I've hypothesised that the anode voltage limit must be breakable provided that dissipation is below its limit. ...
"... provided that other limiting values are not exceeded ..."
While I acknowledge we might see both idle plate & screen voltages higher than rated maximums, the same tube likely doesn't simultaneously exceed rated maximums for plate and/or screen dissipation, or cathode current.
The RCA tube manuals point out that in Class B the maximum plate dissipation theoretically occurs at 63% of maximum drive signal, while in Class A it occurs at zero drive signal.
The thinking here is that in Class B (or deep Class AB) has rising plate & screen current at the same moments that plate & screen volts are falling (due to anode load and/or a series screen resistor) such that excessive voltages don't occur simultaneously with high current, constraining electrode dissipation.

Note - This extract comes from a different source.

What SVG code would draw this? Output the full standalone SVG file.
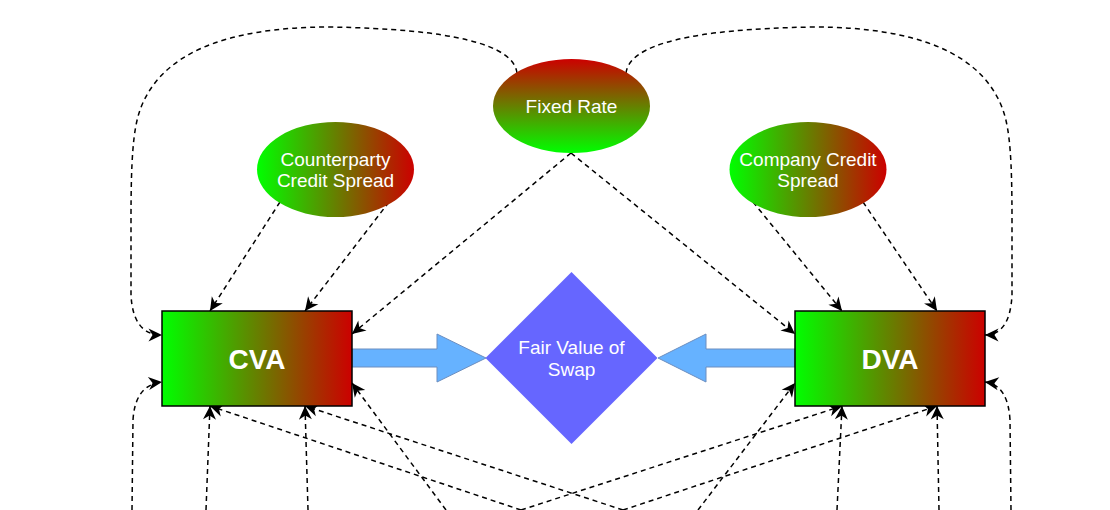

For the plate, Power Input from the supply rises from zero drive signal to maximum drive signal, but the Power Output to the speaker subtracts from this and the remainder is Plate Dissipation in the tube.
Having done the tedious work of calculating average electrode dissipation from a large series of electrode voltages/currents over the signal cycle, I've noticed brief periods of very high dissipation, but these were brief enough that the average dissipation was not excessive, and that the moments of high-dissipation did not coincide with peak-voltage or peak-current.
All this is a long way to say there is some unknown amount of safety margin present in tube ratings. It seems like tubes will tolerate rougher usage conditions than we might surmise if maximum cathode current is egregiously exceeded, and if multiple maximum ratings aren't exceeded simultaneously.